China is a country that inspires the most awesome statistics, not least of which is its population of over 1260 million people. As this vast country shrugs off its isolationist cloak and opens its borders to the rest of world, those awe-inspiring numbers keep growing.
It's estimated that during the reconstruction of Shanghai, one-fifth of the world's cranes were employed on building sites throughout the city. This dramatic increase in activity drew international corporations such as Sony, who were keen to make the statistics add up in their favour. The company's new gallery, in a refurbished 1930s building, attracted half a million visitors in its first four months.
Located in the historic French concession along the city's premier high street Huai Hai Road, the Sony gallery occupies 929m² over three storeys. Architect Eric Lagerquist says the gallery showcases the company's innovative and constantly evolving entertainment-based technology.
"It's about making up for the 50-year technology gap by presenting the Sony brand as an innovator in products that possess a functional aesthetic."
The introduction is immediate and overwhelming as the visitor steps from the cobblestone streets of old Shanghai. At the front entrance they are confronted by a 12m long tunnel lined with overlapping stainless steel sheets, which is designed to resemble the scales of a dragon.
This metal skin is hung with 20 four-foot rear projection screens, six LCD monitors and eight speakers, engulfing the visitor in an audiovisual display.

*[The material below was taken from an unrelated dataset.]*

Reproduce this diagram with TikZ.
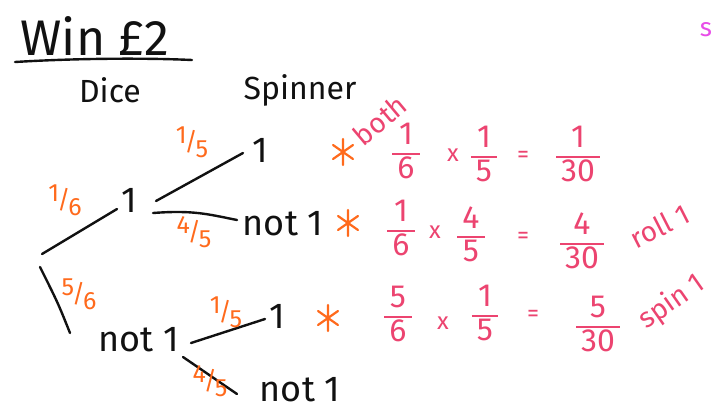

Inside the tunnel, visitors register and receive FeliCa cards. Devised by branding firm Duffy & Partners, these cards are a valuable market research tool. Visitors are encouraged to swipe their FeliCa cards at interactive display points throughout the gallery, collecting points for prizes such as free T-shirts and other Sony merchandise.
Upon emerging from the tunnel, the first exhibit is the Walkman Gallery. Designed by Duffy Asia, it shows the evolution of this iconic product since it was first introduced by Sony in the late 1970s.